Although I wouldn’t consider myself as white passing, the socioeconomic differences between my dad’s life in Indiana and my mom’s in California taught me about white privilege and your association to whiteness. Even though race is socially constructed, we live in a system in which race plays a key role in power, accessibility of upward social mobility, and interpersonal interactions/ level of microaggressions. For example, my father had access to product signifiers of middle class America; He didn’t need to worry about food insecurity and could afford to buy brand names and the standard iphone/ipod/other products that help define the middle class. That was not the same lived experience as my mom, who hustled to get things on sale. I would get the occasional stares and comments, “who’s the Chinese kid with that guy?” but my proximity to my dad’s whiteness shielded me from far worse microaggressions. People in Indiana were friendly, kind, and hospitable to me.


It took me till I was 23 years old developing my career, that I developed an appreciation of what my father and mother did for me. Though I would have wish things were different and my father was around more often, I could not imagine having a kid before 25 and making a tough decisions regarding career and providing for a child. This allowed me to let go of my resentment towards him and acceptance of my mixed race identity. In looking back he did ease the racial divide the best he could. He spent time in Japan growing up while my grandfather was stationed there, even going to elementary school which bridged the gap. There was shoyu and furikake always on hand and our go to places to eat out was sushi. We always connected through baseball, despite him being a Yankee fan and me an Angel fan. I’m grateful for what my mother and father did for me, even though they are no longer together. It lead me to a deeper understanding of myself and how parent and child relationships affect the development of racial consciousness and identity formation. If this story connects with you, please comment or share your own experience on how your relationship with your parent(s) or chosen family shaped your identity.



  • Heard, H. and Bratter, J. 2006. “Racial and Ethnic Differences In Parent-Child Relationships: Does Mixed Race Matter?”Annual Meeting of the Population Association of America. < >
  • Martis, Eternity E. “Owning my mixed-race identity: Why I don’t have to choose sides.” Salon. N.p., 13 Mar. 2014. Web. 07 Aug. 2017.

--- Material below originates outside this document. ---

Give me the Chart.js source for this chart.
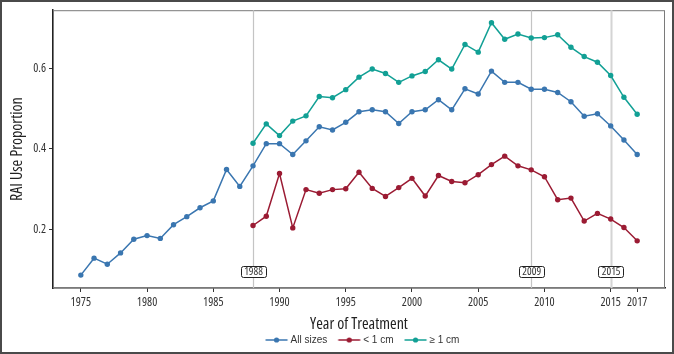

  • Schlabach, S. (2013), The Importance of Family, Race, and Gender for Multiracial Adolescent Well-being. Fam Relat, 62: 154–174. doi:10.1111/j.1741-3729.2012.00758.x
  • Xie Y, Goyette K. The racial identification of biracial children with one Asian parent: Evidence from the 1990 Census. Social Forces. 1997; 76:547– 570.

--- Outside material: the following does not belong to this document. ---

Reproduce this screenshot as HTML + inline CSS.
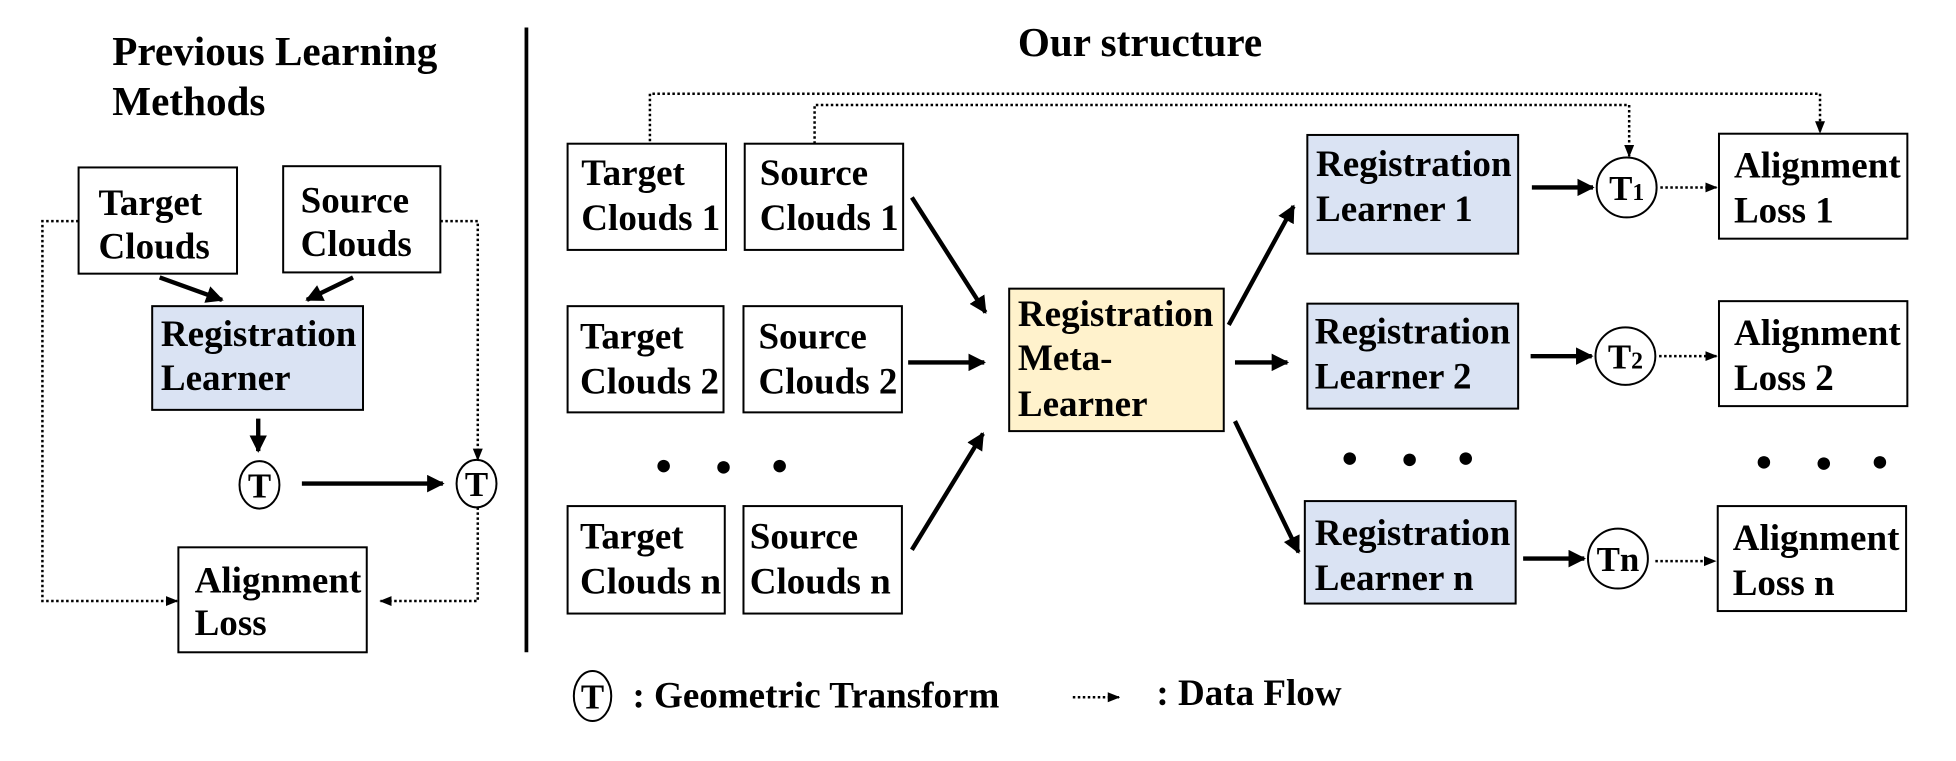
<!DOCTYPE html>
<html><head><meta charset="utf-8"><style>
html,body{margin:0;padding:0;background:#fff;}
svg{display:block;}
text{font-family:"Liberation Serif",serif;font-weight:bold;fill:#000;}
</style></head><body>
<svg width="1956" height="761" viewBox="0 0 1568 609" preserveAspectRatio="none" xmlns="http://www.w3.org/2000/svg">
<defs>
<marker id="a" viewBox="0 0 10 10" refX="9" refY="5" markerWidth="4" markerHeight="4" orient="auto"><path d="M0,0L10,5L0,10z" fill="#000"/></marker>
<marker id="d" viewBox="0 0 10 10" refX="9" refY="5" markerWidth="5" markerHeight="5" orient="auto"><path d="M0,1L10,5L0,9z" fill="#000"/></marker>
</defs>
<g font-size="33"><text x="90" y="52">Previous Learning</text><text x="90" y="92">Methods</text><text x="816" y="45">Our structure</text></g>
<line x1="422" y1="22" x2="422" y2="522" stroke="#000" stroke-width="3"/>
<g fill="#fff" stroke="#000" stroke-width="1.6">
<rect x="63" y="134" width="127" height="85"/><rect x="227" y="133" width="126" height="85"/>
<rect x="122" y="245" width="169" height="83" fill="#dae3f3"/>
<rect x="143" y="438" width="151" height="84"/>
<ellipse cx="208" cy="388" rx="16" ry="19"/><ellipse cx="382" cy="387" rx="16" ry="19"/>
<rect x="455" y="115" width="127" height="85"/><rect x="597" y="115" width="127" height="85"/>
<rect x="455" y="245" width="125" height="85"/><rect x="596" y="245" width="127" height="85"/>
<rect x="455" y="405" width="126" height="86"/><rect x="596" y="405" width="127" height="86"/>
<rect x="809" y="231" width="172" height="114" fill="#fff2cc"/>
<rect x="1048" y="108" width="169" height="95" fill="#dae3f3"/><rect x="1048" y="243" width="169" height="84" fill="#dae3f3"/><rect x="1046" y="401" width="169" height="82" fill="#dae3f3"/>
<ellipse cx="1304" cy="150" rx="24" ry="24"/><ellipse cx="1303" cy="285" rx="24" ry="23"/><ellipse cx="1297" cy="447" rx="24" ry="24"/>
<rect x="1378" y="107" width="151" height="84"/><rect x="1378" y="241" width="151" height="84"/><rect x="1377" y="405" width="151" height="84"/>
<ellipse cx="475" cy="557" rx="15" ry="20"/>
</g>
<g stroke="#000" stroke-width="3.5" fill="none" marker-end="url(#a)">
<line x1="128" y1="222" x2="178" y2="240"/><line x1="283" y1="222" x2="246" y2="240"/>
<line x1="207" y1="335" x2="207" y2="361"/><line x1="242" y1="387" x2="355" y2="387"/>
<line x1="731" y1="158" x2="790" y2="250"/><line x1="728" y1="290" x2="789" y2="290"/><line x1="731" y1="440" x2="788" y2="347"/>
<line x1="985" y1="260" x2="1037" y2="165"/><line x1="990" y1="290" x2="1032" y2="290"/><line x1="990" y1="337" x2="1041" y2="442"/>
<line x1="1228" y1="150" x2="1277" y2="150"/><line x1="1227" y1="285" x2="1276" y2="285"/><line x1="1221" y1="447" x2="1270" y2="447"/>
</g>
<g stroke="#000" stroke-width="2" stroke-dasharray="2,2" fill="none" marker-end="url(#d)">
<polyline points="63,177 34,177 34,481 142,481"/>
<polyline points="353,177 383,177 383,368"/>
<polyline points="383,406 383,481 305,481"/>
<polyline points="521,113 521,75 1459,75 1459,106"/>
<polyline points="653,115 653,84 1306,84 1306,125"/>
<line x1="1331" y1="150" x2="1376" y2="150"/><line x1="1330" y1="285" x2="1376" y2="285"/><line x1="1327" y1="449" x2="1375" y2="449"/>
<line x1="860" y1="558" x2="897" y2="558"/>
</g>
<g fill="#000"><circle cx="532" cy="373" r="5"/><circle cx="580" cy="374" r="5"/><circle cx="625" cy="373" r="5"/>
<circle cx="1082" cy="367" r="5"/><circle cx="1130" cy="368" r="5"/><circle cx="1175" cy="367" r="5"/>
<circle cx="1414" cy="370" r="5"/><circle cx="1462" cy="371" r="5"/><circle cx="1507" cy="370" r="5"/></g>
<g font-size="29.7">
<text x="79" y="172">Target</text><text x="79" y="207">Clouds</text>
<text x="241" y="170">Source</text><text x="241" y="205">Clouds</text>
<text x="129" y="277">Registration</text><text x="129" y="312">Learner</text>
<text x="156" y="474">Alignment</text><text x="156" y="508">Loss</text>
<text x="466" y="148">Target</text><text x="466" y="184">Clouds 1</text>
<text x="609" y="148">Source</text><text x="609" y="184">Clouds 1</text>
<text x="465" y="279">Target</text><text x="465" y="315">Clouds 2</text>
<text x="608" y="279">Source</text><text x="608" y="315">Clouds 2</text>
<text x="465" y="439">Target</text><text x="465" y="475">Clouds n</text>
<text x="601" y="439">Source</text><text x="601" y="475">Clouds n</text>
<text x="816" y="261">Registration</text><text x="816" y="296">Meta-</text><text x="816" y="333">Learner</text>
<text x="1055" y="141">Registration</text><text x="1055" y="177">Learner 1</text>
<text x="1054" y="275">Registration</text><text x="1054" y="311">Learner 2</text>
<text x="1054" y="436">Registration</text><text x="1054" y="472">Learner n</text>
<text x="1390" y="142">Alignment</text><text x="1390" y="178">Loss 1</text>
<text x="1390" y="276">Alignment</text><text x="1390" y="312">Loss 2</text>
<text x="1389" y="440">Alignment</text><text x="1389" y="476">Loss n</text>
<text x="507" y="566">: Geometric Transform</text><text x="927" y="564">: Data Flow</text>
</g>
<g font-size="28" text-anchor="middle">
<text x="208" y="398">T</text><text x="382" y="397">T</text><text x="475" y="567">T</text>
<text x="1304" y="160">T<tspan font-size="19">1</tspan></text>
<text x="1303" y="295">T<tspan font-size="19">2</tspan></text>
<text x="1297" y="457">Tn</text>
</g>
</svg>
</body></html>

Chris Weir is a haifu (half Japanese half white) community organizer that is part of KmB Pro-people youth (a progressive grassroots organization in Historical Filipinotown in Los Angeles) and Nikkei Progressives (a progressive organization based in Little Tokyo). Chris is an avid cyclist and his next project is organizing bike rides in Japantowns in Southern California with the hope to share local Nikkei histories, link communities together through biking, support local businesses and community programs, and share a vision for equitable and sustainable development and transportation. Professionally Chris works at APAIT (a local non-profit HIV/AIDS service organization that works to positively impact medical underserved communities through culturally competent and linguistically relevant programs) as an Outreach and Testing specialist. On his free time Chris likes to run, play with his Australian cattle dog named Kora, and try new things.